RP International Conference 2016

The RP International Conference is held every 4 years in Indiana, USA. The RP Church of Scotland was represented by 8 people from Glasgow, 2 from Stranraer and 1 from Airdrie.

 Below is a report by Rev. Kenneth Stewart, minister of Glasgow RP Church.

The Conference was held on the campus of Indiana Wesleyan University – a large, modern campus with excellent facilities and one which is not ashamed to display its Christian heritage and identity. It is hard to convey the good done to the soul by seeing Biblical texts on display in the grounds and on the walls of a university campus. While reinforcing how thoroughly secularised Scotland has become, it also helps to foster a vision and, for those of us with an optimistic eschatology, it serves as a tangible reminder of what God can do and what our nation could yet become when ‘a little one becomes a thousand’.

The Conference lasted from Saturday to Friday and was packed full of opportunities for teaching, fellowship, prayer and recreation. The main addresses, delivered every morning, were focused on the theme of ‘The Sacrificing Church: Ministering Faithfully as Priests in the Local Congregation’ looking successively at The Sacrificing Church as a Worshiping Temple, a Praying Priesthood, a Believing Community, a Merciful People and as a Mission Outpost. The speaker, Barry York who is Professor of Pastoral Theology in the RPTS, spoke earnestly and plainly from the Scriptures and gave plenty material for spiritual profit and for on-going meditation.
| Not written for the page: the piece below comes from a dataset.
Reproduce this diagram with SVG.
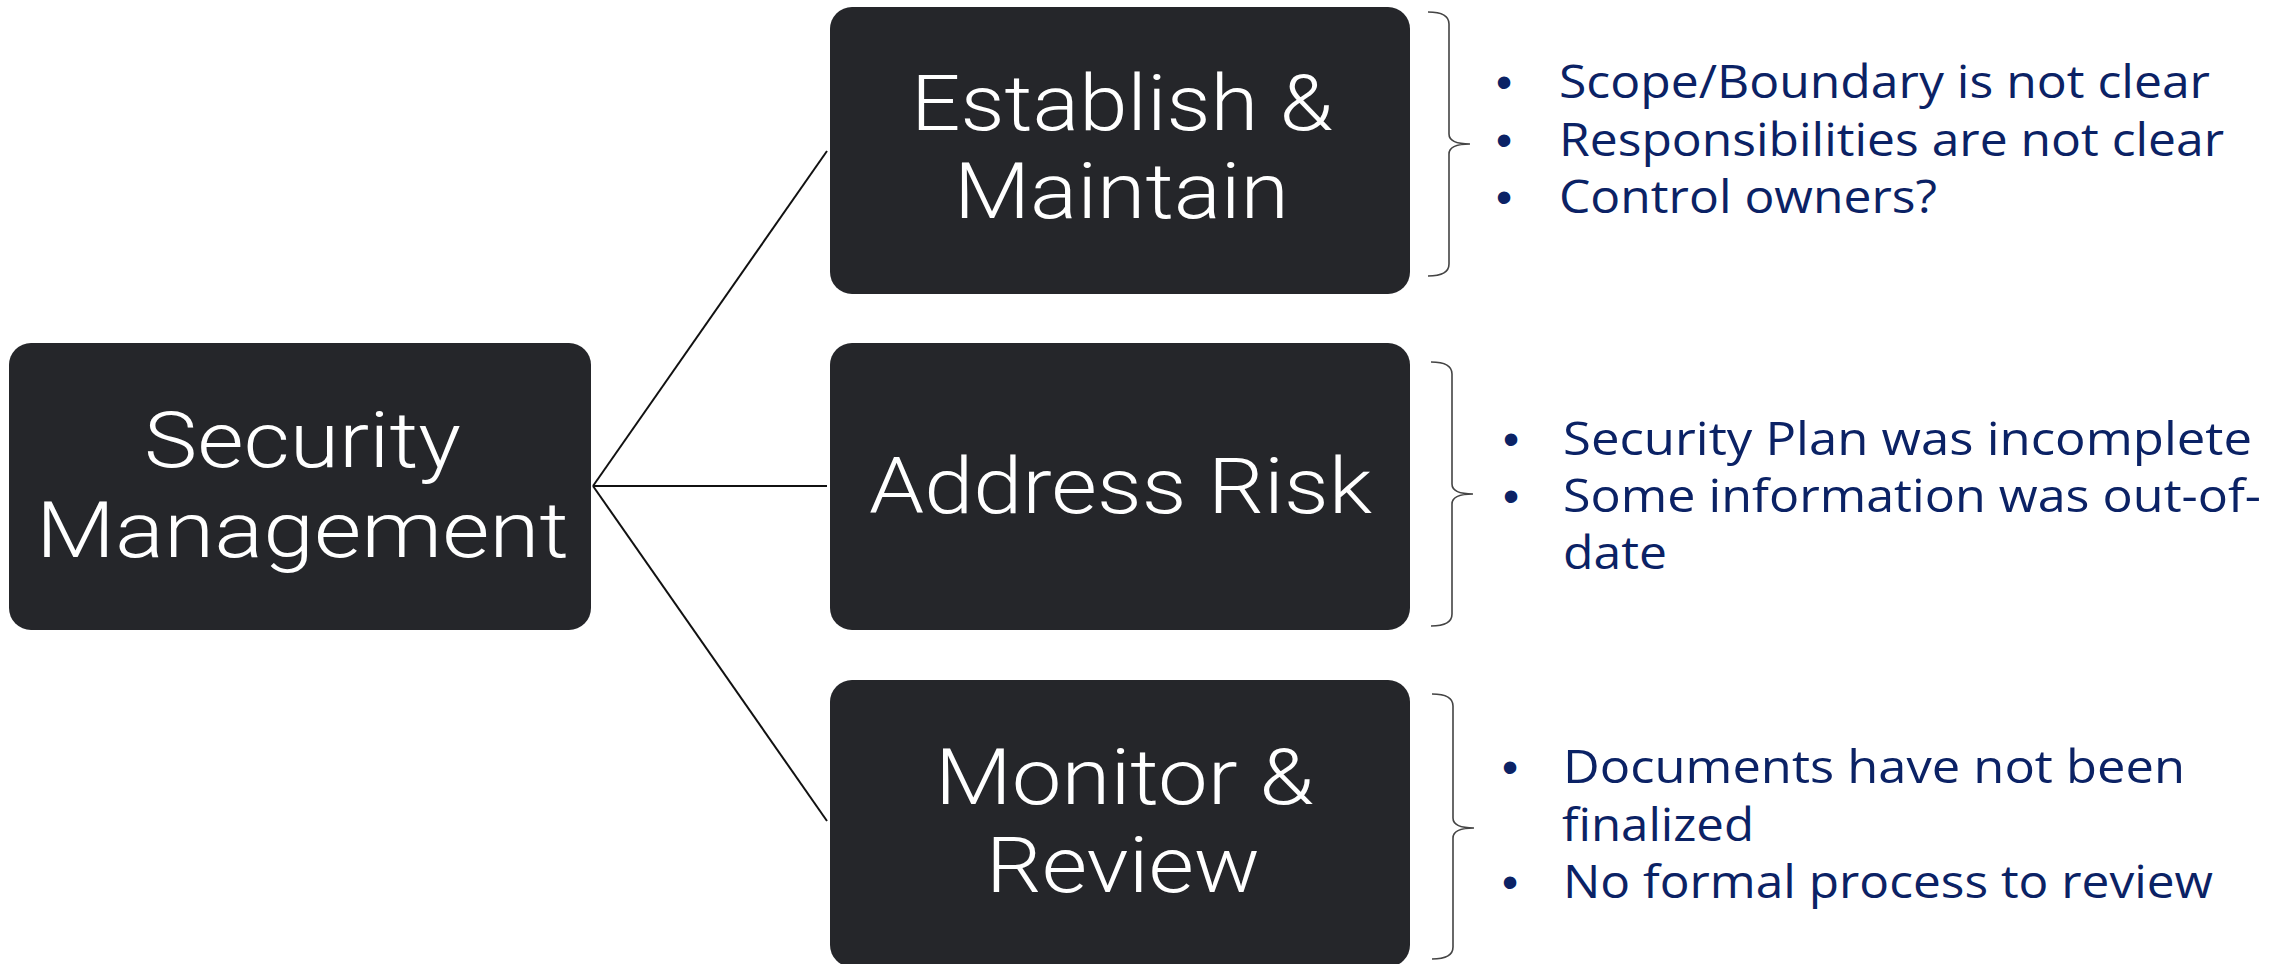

Classes ran concurrently for children of all ages including High School.

There were two sessions of seminars every day, as many as eight at a time, with wide-ranging themes with the topics ranging from ‘Mission in China’ to ‘The Digital Age’, from ‘Dealing with Cancer’ to ‘Raising Teenagers’ – the choice seemed endless. Because no single seminar was repeated and because many of us wanted to attend several, we decided to split up and report back, which seemed to work quite well!

Some of the Scottish contingent at the airport on the way home

Some of the Scottish contingent at the airport on the way home

Lasting impression are, briefly, as follows.

First, the RP church family lays great store on discipling their children. It was most impressive to see so many young families on the same campus being so committed to the things of the Lord (there were nearly 80 under 2 years of age!) I was (pleasantly!) accosted more than once at dinner by some child asking if I was an Elder and eager to recite a Bible verse, so that they could get a signature and eventually, a prize – while of course reciting a text nearly 50 times in the process. Quite clever! They all take education seriously and I couldn’t help but be envious –with a holy envy – of their Christian schools and their emphasis on Christian education generally. Their commitment is obvious – no way would these families consider not going to the conference because they needed a ‘holiday’: this was their holiday and lounging unproductively in the sun would never provide what these days were providing.

Second, the quality of their singing: it was disciplined, lively, tuneful and hearty. Again, clearly, they take it seriously. The sight and sound of over 2000 people singing the Psalms will stay with me and with the rest of us too. What will heaven’s singing be like if it can sound so good on the earth?

Third, the opportunity to meet with fellow covenanters from all over the world, most of them being from the States, was refreshing for the soul. Their interest in us, in Scotland, is real and sincere and the warmth of their affection is very humbling. Mealtimes – so well organised on the campus – were times of spiritual enrichment as well as bodily nourishment with problems and encouragements profitably shared. On occasions such as this, we can truly say ‘Behold how good a thing it is, and how becoming well; together such as brethren are in unity to dwell’.

Finally, should you consider going? Indeed! Even the cost is not as prohibitive as it seems: If you begin to set aside £10 a week, you’re covered for the total cost well in advance of time for booking. So, as the Ethiopian Eunuch said, ‘What hinders me?’